SUPPLIED DATA
※ ※ ※

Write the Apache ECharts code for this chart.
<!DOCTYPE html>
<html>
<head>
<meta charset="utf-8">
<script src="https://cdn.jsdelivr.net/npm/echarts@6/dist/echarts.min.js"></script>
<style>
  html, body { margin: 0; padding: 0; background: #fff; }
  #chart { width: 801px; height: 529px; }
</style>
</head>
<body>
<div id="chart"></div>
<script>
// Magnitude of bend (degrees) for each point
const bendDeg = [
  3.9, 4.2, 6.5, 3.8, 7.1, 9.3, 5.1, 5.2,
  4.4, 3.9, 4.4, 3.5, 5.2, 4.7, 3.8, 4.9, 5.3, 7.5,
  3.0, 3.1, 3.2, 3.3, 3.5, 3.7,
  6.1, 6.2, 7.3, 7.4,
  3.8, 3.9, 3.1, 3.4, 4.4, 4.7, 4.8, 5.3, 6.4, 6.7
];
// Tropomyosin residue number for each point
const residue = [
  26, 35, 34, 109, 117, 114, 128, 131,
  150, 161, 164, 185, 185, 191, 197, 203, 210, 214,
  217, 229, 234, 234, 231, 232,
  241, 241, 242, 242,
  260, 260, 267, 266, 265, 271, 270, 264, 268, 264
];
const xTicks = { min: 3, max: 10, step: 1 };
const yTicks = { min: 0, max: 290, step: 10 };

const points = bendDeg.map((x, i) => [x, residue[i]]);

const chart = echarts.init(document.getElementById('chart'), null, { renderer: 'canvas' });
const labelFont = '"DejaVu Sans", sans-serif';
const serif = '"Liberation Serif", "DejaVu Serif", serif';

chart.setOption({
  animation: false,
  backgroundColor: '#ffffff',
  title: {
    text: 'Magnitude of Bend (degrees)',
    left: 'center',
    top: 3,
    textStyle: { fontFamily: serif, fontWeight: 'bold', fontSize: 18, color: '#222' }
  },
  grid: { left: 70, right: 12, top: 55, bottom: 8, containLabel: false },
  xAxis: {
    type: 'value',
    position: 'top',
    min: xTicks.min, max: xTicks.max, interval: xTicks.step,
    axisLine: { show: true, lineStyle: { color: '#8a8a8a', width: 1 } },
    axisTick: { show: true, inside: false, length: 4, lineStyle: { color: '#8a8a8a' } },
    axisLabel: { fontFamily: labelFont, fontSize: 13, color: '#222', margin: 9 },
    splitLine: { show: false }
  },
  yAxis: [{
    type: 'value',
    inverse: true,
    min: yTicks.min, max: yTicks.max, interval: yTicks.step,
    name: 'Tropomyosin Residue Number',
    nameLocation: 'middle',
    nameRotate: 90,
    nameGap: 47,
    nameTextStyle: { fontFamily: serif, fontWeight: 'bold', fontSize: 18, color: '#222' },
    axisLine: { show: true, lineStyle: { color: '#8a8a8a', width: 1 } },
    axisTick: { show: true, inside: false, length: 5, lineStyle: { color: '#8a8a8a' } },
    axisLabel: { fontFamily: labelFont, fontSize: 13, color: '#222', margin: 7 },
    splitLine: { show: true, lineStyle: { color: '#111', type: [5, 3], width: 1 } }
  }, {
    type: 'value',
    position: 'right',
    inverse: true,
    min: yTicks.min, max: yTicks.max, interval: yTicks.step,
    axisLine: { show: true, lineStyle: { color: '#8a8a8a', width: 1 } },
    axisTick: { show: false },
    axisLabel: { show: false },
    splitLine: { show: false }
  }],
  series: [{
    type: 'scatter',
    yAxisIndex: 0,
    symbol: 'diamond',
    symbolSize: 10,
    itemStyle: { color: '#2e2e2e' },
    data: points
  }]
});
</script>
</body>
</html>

※ ※ ※

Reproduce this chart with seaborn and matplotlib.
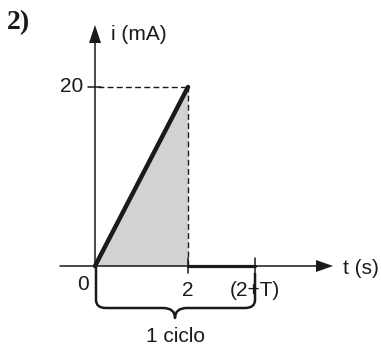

※ ※ ※

How many lines in the records above contain the word "this"? Reply with the number and nothing more.

2